Déjà avant, nos politiciens s’en tamponnait l’oreille avec une babouche, mais là c’était dit, acté, gravé dans le marbre.
NON ESSENTIEL
L’art, la beauté, le théâtre, la danse, la musique, le plaisir d’un dîner entre potes, d’une bière dans un bar, d’une soirée dansante, tout ça: NON ESSENTIEL.

Les médias n’ont jamais soulevé ni la violence, ni l’absurdité de cette classification humiliante qui colle à la peau des «non-essentiels».
Essentiel ou non-essentiel par rapport à quoi? A qui?
Une expression qui s’incruste au sein des consciences et qui creuse son nid.
Une partie de la société serait donc devenue inutile, insignifiante, non importante…
Tandis que l’autre partie passe sa journée masquée ou devant son ordinateur, ou seul face à la mort.

Alors je pose une dernière question : est-ce que la politique telle qu’elle est menée aujourd’hui est essentielle, elle?

Cette folie autoritaire interminable et bouffonne est-elle essentielle?
Des mesures liberticides inédites, des mesures coercitives qui finissent de vider notre portefeuille, un alarmisme défiant toute sagesse, une politique de santé qui prévoit de vacciner 70% de la population pour permettre aux gens de se rassembler… Alors que 99% de la population échappe aux formes graves du Covid… Des centaines de milliers de personnes jetées dans la précarité et la dépression…
Cette politique est-elle vraiment essentielle?

On pourrait me reprocher de chercher un bouc émissaire.
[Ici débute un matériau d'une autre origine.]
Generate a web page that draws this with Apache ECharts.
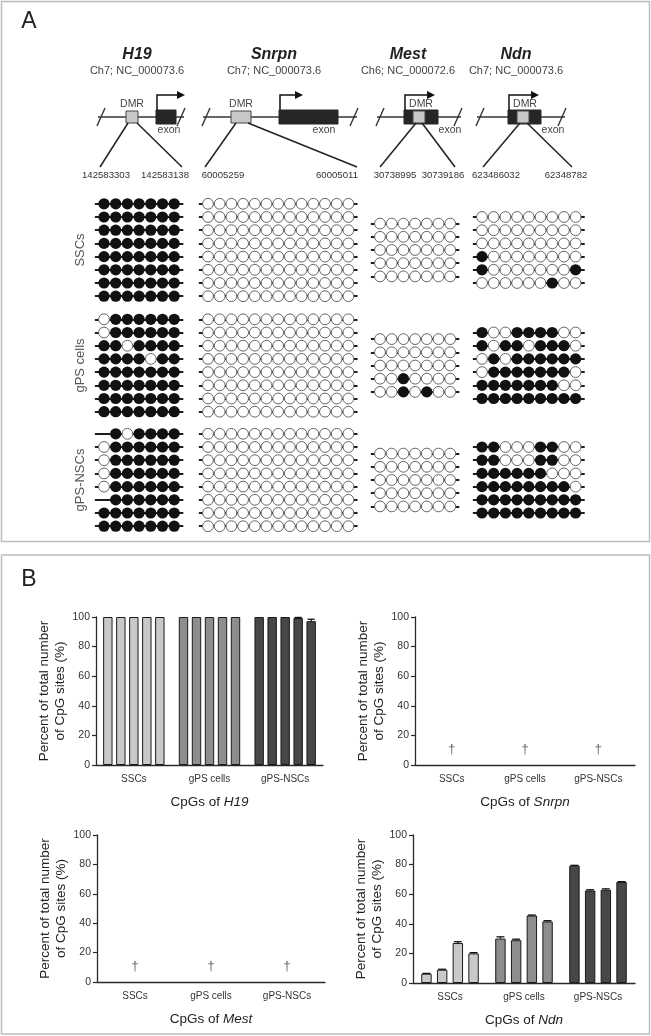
<!DOCTYPE html>
<html><head><meta charset="utf-8">
<script src="https://cdn.jsdelivr.net/npm/echarts@6/dist/echarts.min.js"></script>
<style>html,body{margin:0;padding:0;background:#fff}#c{width:651px;height:1036px}</style>
</head><body><div id="c"></div>
<script>
const FONT = "'Liberation Sans', Arial, Helvetica, sans-serif";

// ---------- Panel A data ----------
const genes = ['H19', 'Snrpn', 'Mest', 'Ndn'];
const geneLoci = ['Ch7; NC_000073.6', 'Ch7; NC_000073.6', 'Ch6; NC_000072.6', 'Ch7; NC_000073.6'];
const dmrStart = ['142583303', '60005259', '30738995', '623486032'];
const dmrEnd = ['142583138', '60005011', '30739186', '62348782'];
const cellTypes = ['SSCs', 'gPS cells', 'gPS-NSCs'];

// 1 = methylated CpG, 0 = unmethylated CpG, - = not determined
const h19SSCs = ['1111111','1111111','1111111','1111111','1111111','1111111','1111111','1111111'];
const h19GPS  = ['0111111','0111111','1101111','1111011','1111111','1111111','1111111','1111111'];
const h19NSCs = ['-101111','0111111','0111111','0111111','0111111','-111111','1111111','1111111'];
const snrpnSSCs = ['0000000000000','0000000000000','0000000000000','0000000000000','0000000000000','0000000000000','0000000000000','0000000000000'];
const snrpnGPS  = ['0000000000000','0000000000000','0000000000000','0000000000000','0000000000000','0000000000000','0000000000000','0000000000000'];
const snrpnNSCs = ['0000000000000','0000000000000','0000000000000','0000000000000','0000000000000','0000000000000','0000000000000','0000000000000'];
const mestSSCs = ['0000000','0000000','0000000','0000000','0000000'];
const mestGPS  = ['0000000','0000000','0000000','0010000','0010100'];
const mestNSCs = ['0000000','0000000','0000000','0000000','0000000'];
const ndnSSCs = ['000000000','000000000','000000000','100000000','100000001','000000100'];
const ndnGPS  = ['100111100','101101110','010111111','011111110','111111100','111111111'];
const ndnNSCs = ['110001100','110001100','111111000','111111110','111111111','111111111'];

// ---------- Panel B data ----------
const bCategories = ['SSCs', 'gPS cells', 'gPS-NSCs'];
const h19Pct = [[100,100,100,100,100],[100,100,100,100,100],[100,100,100,99.3,97.2]];
const h19Err = [[0,0,0,0,0],[0,0,0,0,0],[0,0,0,0.4,1.3]];
const ndnPct = [[6.3,9,27,20],[30,28.9,45.6,41.6],[79.3,62.5,63,68.3]];
const ndnErr = [[0.2,0.3,0.9,0.5],[1.2,0.7,0.3,0.5],[0.2,0.5,0.6,0.2]];
const snrpnDagger = ['SSCs', 'gPS cells', 'gPS-NSCs'];
const mestDagger = ['SSCs', 'gPS cells', 'gPS-NSCs'];

// ---------- layout ----------
const geneReads = [[h19SSCs,h19GPS,h19NSCs],[snrpnSSCs,snrpnGPS,snrpnNSCs],[mestSSCs,mestGPS,mestNSCs],[ndnSSCs,ndnGPS,ndnNSCs]];
const colFirstX = [104, 208, 380, 482];
const blockCenterY = [250, 365.5, 480];
const dotStep = 11.7, rowStep = 13.2;
const groupColors = ['#c9c9c9', '#8d8d8d', '#474747'];

const grids = [], xAxes = [], yAxes = [], series = [];
let gi = 0;
geneReads.forEach((cols, g) => {
  cols.forEach((reads, c) => {
    const n = reads[0].length, rows = reads.length;
    grids.push({ left: colFirstX[g] - dotStep, width: (n + 1) * dotStep,
      top: blockCenterY[c] - (rows + 1) * rowStep / 2, height: (rows + 1) * rowStep });
    xAxes.push({ type: 'value', gridIndex: gi, min: -1, max: n, show: false });
    yAxes.push({ type: 'value', gridIndex: gi, min: -1, max: rows, inverse: true, show: false });
    series.push({ type: 'lines', coordinateSystem: 'cartesian2d', xAxisIndex: gi, yAxisIndex: gi, z: 2,
      lineStyle: { color: '#1e1e1e', width: 2, opacity: 1 }, silent: true,
      data: reads.map((s, r) => ({ coords: [[-0.78, r], [n - 0.22, r]] })) });
    const meth = [], unmeth = [];
    reads.forEach((s, r) => s.split('').forEach((ch, i) => {
      if (ch === '1') meth.push([i, r]); else if (ch === '0') unmeth.push([i, r]);
    }));
    series.push({ type: 'scatter', xAxisIndex: gi, yAxisIndex: gi, z: 3, symbolSize: 11.2, data: meth,
      itemStyle: { color: '#111', opacity: 1 } });
    series.push({ type: 'scatter', xAxisIndex: gi, yAxisIndex: gi, z: 3, symbolSize: 10.8, data: unmeth,
      itemStyle: { color: '#fff', borderColor: '#666', borderWidth: 1, opacity: 1 } });
    gi++;
  });
});

// ---------- Panel B charts ----------
const bCharts = [
  { gene: 'H19', pct: h19Pct, err: h19Err, left: 96, top: 617, width: 227, height: 148, bw: 9.4, gap: 3.6 },
  { gene: 'Snrpn', dagger: snrpnDagger, left: 415, top: 617, width: 220, height: 148 },
  { gene: 'Mest', dagger: mestDagger, left: 97, top: 835, width: 228, height: 147 },
  { gene: 'Ndn', pct: ndnPct, err: ndnErr, left: 413, top: 835, width: 222, height: 148, bw: 10.4, gap: 5.3 }
];
bCharts.forEach(ch => {
  grids.push({ left: ch.left, top: ch.top, width: ch.width, height: ch.height });
  xAxes.push({ type: 'category', gridIndex: gi, data: bCategories,
    axisLine: { lineStyle: { color: '#2a2a2a', width: 1.3 } },
    axisTick: { alignWithLabel: true, length: 4, lineStyle: { color: '#2a2a2a', width: 1.2 } },
    axisLabel: { fontSize: 10, color: '#333', margin: 9, fontFamily: FONT },
    name: '{a|CpGs of }{b|' + ch.gene + '}', nameLocation: 'middle', nameGap: 30,
    nameTextStyle: { rich: { a: { fontSize: 13.5, color: '#222', fontFamily: FONT },
      b: { fontSize: 13.5, color: '#222', fontStyle: 'italic', fontFamily: FONT } } } });
  yAxes.push({ type: 'value', gridIndex: gi, min: 0, max: 100, interval: 20,
    axisLine: { show: true, lineStyle: { color: '#2a2a2a', width: 1.3 } },
    axisTick: { show: true, length: 4, lineStyle: { color: '#2a2a2a', width: 1.2 } },
    axisLabel: { fontSize: 10.5, color: '#333', margin: 6, fontFamily: FONT },
    splitLine: { show: false },
    name: 'Percent of total number\nof CpG sites (%)', nameLocation: 'middle', nameRotate: 90, nameGap: 27,
    nameTextStyle: { fontSize: 13.5, color: '#222', lineHeight: 16, fontFamily: FONT } });
  if (ch.pct) {
    const nb = ch.pct[0].length;
    for (let i = 0; i < nb; i++) {
      series.push({ type: 'bar', xAxisIndex: gi, yAxisIndex: gi, z: 3, barWidth: ch.bw,
        barGap: (ch.gap / ch.bw * 100).toFixed(1) + '%',
        itemStyle: { borderColor: '#1a1a1a', borderWidth: 1 },
        data: ch.pct.map((grp, c) => ({ value: grp[i], itemStyle: { color: groupColors[c] } })) });
    }
    const errData = [];
    ch.pct.forEach((grp, c) => grp.forEach((v, i) => { if (ch.err[c][i] > 0) errData.push([c, v + ch.err[c][i], v, i]); }));
    const bw = ch.bw, gap = ch.gap;
    series.push({ type: 'custom', xAxisIndex: gi, yAxisIndex: gi, z: 6, data: errData,
      renderItem: (params, api) => {
        const c = api.value(0), i = api.value(3);
        const top = api.coord([c, api.value(1)]);
        const base = api.coord([c, api.value(2)]);
        const total = nb * bw + (nb - 1) * gap;
        const x = top[0] - total / 2 + bw / 2 + i * (bw + gap);
        const cap = bw * 0.38;
        return { type: 'group', children: [
          { type: 'line', shape: { x1: x, y1: base[1], x2: x, y2: top[1] }, style: { stroke: '#111', lineWidth: 1.3 } },
          { type: 'line', shape: { x1: x - cap, y1: top[1], x2: x + cap, y2: top[1] }, style: { stroke: '#111', lineWidth: 1.3 } }
        ] };
      } });
  }
  if (ch.dagger) {
    series.push({ type: 'scatter', xAxisIndex: gi, yAxisIndex: gi, z: 4, symbolSize: 0.1,
      itemStyle: { color: 'transparent' },
      data: ch.dagger.map(cat => [bCategories.indexOf(cat), 0]),
      label: { show: true, formatter: '\u2020', position: 'top', distance: 9, fontSize: 13.5, color: '#444', fontFamily: FONT } });
  }
  gi++;
});

// ---------- graphic: frames, labels, gene maps ----------
const graphic = [];
const txt = (x, y, text, o) => graphic.push({ type: 'text', x, y, rotation: (o && o.rot) || 0, silent: true,
  style: Object.assign({ text, fill: '#333', fontSize: 11, fontFamily: FONT, align: 'center', verticalAlign: 'middle' }, o && o.style) });
const line = (x1, y1, x2, y2, w, col) => graphic.push({ type: 'line', silent: true,
  shape: { x1, y1, x2, y2 }, style: { stroke: col || '#222', lineWidth: w || 1.5 } });
const rect = (x, y, w, h, fill, stroke, lw) => graphic.push({ type: 'rect', silent: true,
  shape: { x, y, width: w, height: h }, style: { fill, stroke, lineWidth: lw || 1 } });

rect(1.5, 1.5, 648, 540, 'none', '#bdbdbd', 1.5);
rect(1.5, 555, 648, 479, 'none', '#bdbdbd', 1.5);
txt(29, 22, 'A', { style: { fontSize: 23, fill: '#222' } });
txt(29, 580, 'B', { style: { fontSize: 23, fill: '#222' } });

const titleX = [137, 274, 408, 516];
genes.forEach((g, k) => {
  txt(titleX[k], 55, g, { style: { fontSize: 16, fontWeight: 'bold', fontStyle: 'italic', fill: '#222' } });
  txt(titleX[k], 71, geneLoci[k], { style: { fontSize: 11, fill: '#444' } });
});
cellTypes.forEach((c, k) => txt(80, blockCenterY[k], c, { rot: Math.PI / 2, style: { fontSize: 13, fill: '#555' } }));

const y0 = 117;
const maps = [
  { base: [98, 184], sl: [101, 181], dmr: [126, 138], exon: [156, 176], arrowX: 157, arrowEnd: 177, dmrLab: 132, exonLab: 169, legs: [[128, 100], [137, 182]], labX: [106, 165] },
  { base: [203, 357], sl: [206, 354], dmr: [231, 251], exon: [279, 338], arrowX: 280, arrowEnd: 295, dmrLab: 241, exonLab: 324, legs: [[236, 205], [248, 357]], labX: [223, 337] },
  { base: [377, 461], sl: [380, 458], dmr: [413, 425], exon: [404, 438], arrowX: 405, arrowEnd: 427, dmrLab: 421, exonLab: 450, legs: [[416, 380], [422, 455]], labX: [395, 443] },
  { base: [477, 565], sl: [480, 562], dmr: [517, 529], exon: [508, 541], arrowX: 509, arrowEnd: 531, dmrLab: 525, exonLab: 553, legs: [[520, 483], [527, 572]], labX: [496, 566] }
];
maps.forEach((m, k) => {
  line(m.base[0], y0, m.base[1], y0, 1.4, '#333');
  m.sl.forEach(x => line(x - 4, y0 + 9, x + 4, y0 - 9, 1.4, '#333'));
  rect(m.exon[0], y0 - 7, m.exon[1] - m.exon[0], 14, '#262626', '#262626', 1);
  rect(m.dmr[0], y0 - 6, m.dmr[1] - m.dmr[0], 12, '#c8c8c8', '#444', 1);
  graphic.push({ type: 'polyline', silent: true, shape: { points: [[m.arrowX, y0 - 7], [m.arrowX, y0 - 22], [m.arrowEnd, y0 - 22]] },
    style: { stroke: '#111', lineWidth: 1.5, fill: 'none' } });
  graphic.push({ type: 'polygon', silent: true, shape: { points: [[m.arrowEnd, y0 - 26], [m.arrowEnd + 8, y0 - 22], [m.arrowEnd, y0 - 18]] },
    style: { fill: '#111' } });
  txt(m.dmrLab, y0 - 13, 'DMR', { style: { fontSize: 10.5, fill: '#444' } });
  txt(m.exonLab, y0 + 13, 'exon', { style: { fontSize: 10.5, fill: '#444' } });
  line(m.legs[0][0], y0 + 6, m.legs[0][1], 167, 1.5, '#222');
  line(m.legs[1][0], y0 + 6, m.legs[1][1], 167, 1.5, '#222');
  txt(m.labX[0], 175, dmrStart[k], { style: { fontSize: 9.6, fill: '#333' } });
  txt(m.labX[1], 175, dmrEnd[k], { style: { fontSize: 9.6, fill: '#333' } });
});

const chart = echarts.init(document.getElementById('c'), null, { renderer: 'canvas' });
chart.setOption({
  animation: false,
  backgroundColor: '#fff',
  textStyle: { fontFamily: FONT },
  grid: grids, xAxis: xAxes, yAxis: yAxes, series, graphic
});
</script></body></html>
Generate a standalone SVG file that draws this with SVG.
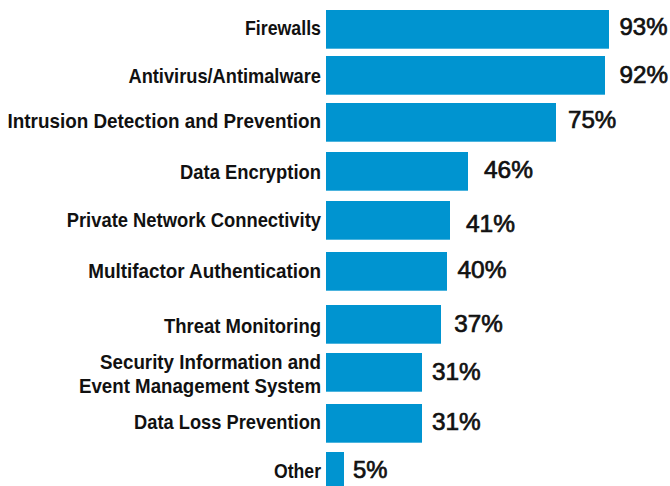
<svg xmlns="http://www.w3.org/2000/svg" width="670" height="486" viewBox="0 0 670 486">
  <style>
    .bar { fill: #0094D0; }
    .cat { font-family: "Liberation Sans", Arial, sans-serif; font-weight: bold; font-size: 20.5px; fill: #111; text-anchor: end; }
    .val { font-family: "Liberation Sans", Arial, sans-serif; font-weight: normal; font-size: 24px; fill: #111; stroke: #111; stroke-width: 0.7px; }
  </style>
  <rect width="670" height="486" fill="#ffffff"/>

  <!-- horizontal bar chart: category label, bar, percentage -->
  <g id="firewalls">
    <text class="cat" x="321" y="35" textLength="76" lengthAdjust="spacingAndGlyphs">Firewalls</text>
    <rect class="bar" x="326" y="10" width="283" height="38.7"/>
    <text class="val" x="619.5" y="35" textLength="48" lengthAdjust="spacingAndGlyphs">93%</text>
  </g>
  <g id="antivirus">
    <text class="cat" x="321" y="83.3" textLength="192.5" lengthAdjust="spacingAndGlyphs">Antivirus/Antimalware</text>
    <rect class="bar" x="326" y="56" width="279" height="38.7"/>
    <text class="val" x="619.5" y="83.3" textLength="48.5" lengthAdjust="spacingAndGlyphs">92%</text>
  </g>
  <g id="intrusion">
    <text class="cat" x="321" y="128.3" textLength="313.5" lengthAdjust="spacingAndGlyphs">Intrusion Detection and Prevention</text>
    <rect class="bar" x="326" y="103" width="230" height="38.7"/>
    <text class="val" x="568" y="128.3" textLength="48.3" lengthAdjust="spacingAndGlyphs">75%</text>
  </g>
  <g id="encryption">
    <text class="cat" x="321" y="179" textLength="141" lengthAdjust="spacingAndGlyphs">Data Encryption</text>
    <rect class="bar" x="326" y="152" width="142" height="38.7"/>
    <text class="val" x="484" y="178.3" textLength="49" lengthAdjust="spacingAndGlyphs">46%</text>
  </g>
  <g id="private-network">
    <text class="cat" x="321" y="226.7" textLength="254.3" lengthAdjust="spacingAndGlyphs">Private Network Connectivity</text>
    <rect class="bar" x="326" y="201" width="124" height="38.7"/>
    <text class="val" x="466" y="231.7" textLength="49" lengthAdjust="spacingAndGlyphs">41%</text>
  </g>
  <g id="mfa">
    <text class="cat" x="321" y="278.3" textLength="232.7" lengthAdjust="spacingAndGlyphs">Multifactor Authentication</text>
    <rect class="bar" x="326" y="252" width="121" height="38.7"/>
    <text class="val" x="457.5" y="277.7" textLength="49" lengthAdjust="spacingAndGlyphs">40%</text>
  </g>
  <g id="threat-monitoring">
    <text class="cat" x="321" y="333.3" textLength="157" lengthAdjust="spacingAndGlyphs">Threat Monitoring</text>
    <rect class="bar" x="326" y="305" width="115" height="38.7"/>
    <text class="val" x="454.3" y="332.3" textLength="48.5" lengthAdjust="spacingAndGlyphs">37%</text>
  </g>
  <g id="siem">
    <text class="cat" x="321" y="369" textLength="221" lengthAdjust="spacingAndGlyphs">Security Information and</text>
    <text class="cat" x="321" y="392.7" textLength="242" lengthAdjust="spacingAndGlyphs">Event Management System</text>
    <rect class="bar" x="326" y="353" width="96" height="38.7"/>
    <text class="val" x="432" y="380" textLength="48.7" lengthAdjust="spacingAndGlyphs">31%</text>
  </g>
  <g id="dlp">
    <text class="cat" x="321" y="429.3" textLength="187" lengthAdjust="spacingAndGlyphs">Data Loss Prevention</text>
    <rect class="bar" x="326" y="404" width="96" height="38.7"/>
    <text class="val" x="432" y="430" textLength="48.7" lengthAdjust="spacingAndGlyphs">31%</text>
  </g>
  <g id="other">
    <text class="cat" x="321" y="477.7" textLength="47" lengthAdjust="spacingAndGlyphs">Other</text>
    <rect class="bar" x="326" y="452" width="18" height="38.7"/>
    <text class="val" x="353" y="478.3" textLength="34.5" lengthAdjust="spacingAndGlyphs">5%</text>
  </g>
</svg>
Mais comment accepter que les gouvernants aient dans le passé appliqué une politique qui creuse les inégalités, dévitalise notre système de santé, détruit la nature… et qu’à présent ils prennent des décisions aggravant la crise économique de façon inédite, accélérant la numérisation de la société à toute vitesse, étouffant la société par des confinements successifs sans avoir préalablement analysé la balance bénéfice/risque?

Certains m’ont dit qu’ils ne voudraient pas être à la place des hommes et des femmes politiques qui décident en ces temps de crise.
Alors d’abord, ils sont payés pour ça: ils ont choisi leur job comme moi le mien.
Et moi je veux bien donner ma place de non-essentielle à un politicien ou une politicienne et aller faire un peu de politique, ça renflouerait mon compte en banque et ça me permettrait peut-être de comprendre comment on en est arrivé là.

Et pourquoi pas un comité de concertation d’artistes qui décrèteraient que le métier d’hommes et de femmes politiques n’est pas essentiel, juste pour voir leurs tronches. On va me dire: ça n’existe pas des femmes et des hommes politiques non essentiels. Et pourquoi pas?

Et si… Allez je lance une idée folle : et si on vivait avec le virus?
Si on vivait avec le risque? Si on vivait avec la mort? Sans qu’elle devienne un gros mot.
On ne peut pas constituer nos vies avec un amas de trouille.
Les artistes sont là justement pour défier la peur et la transformer en joie, en réflexion, en contemplation.

On n’est pas obligé de rester docile, quand on voit de la folie, on n’est pas obligé de collaborer à de la folie.
On est libre de raisonner de réfléchir, de s’informer, de se déplacer, de se rassembler.
On est libre aussi de ne pas accepter que l’Etat entre dans une logique de peur.
Mobilisons-nous, soyons offensifs, mettons la pression, allons parler à ceux qui prennent les décisions les yeux dans les yeux pour qu’ils les ouvrent.
Engageons-nous.
Arrêtons la destruction de la société et du tissu social.
Stoppons le “quoi qu’il en coûte” qui va coûter aux générations prochaines.

Et préparons la fête géante qui nous attend.

 

Par Valérie Lemaître


Les opinions exprimées dans cet article n’engagent que la responsabilité de l’auteur et ne représentent pas nécessairement celle de BAM!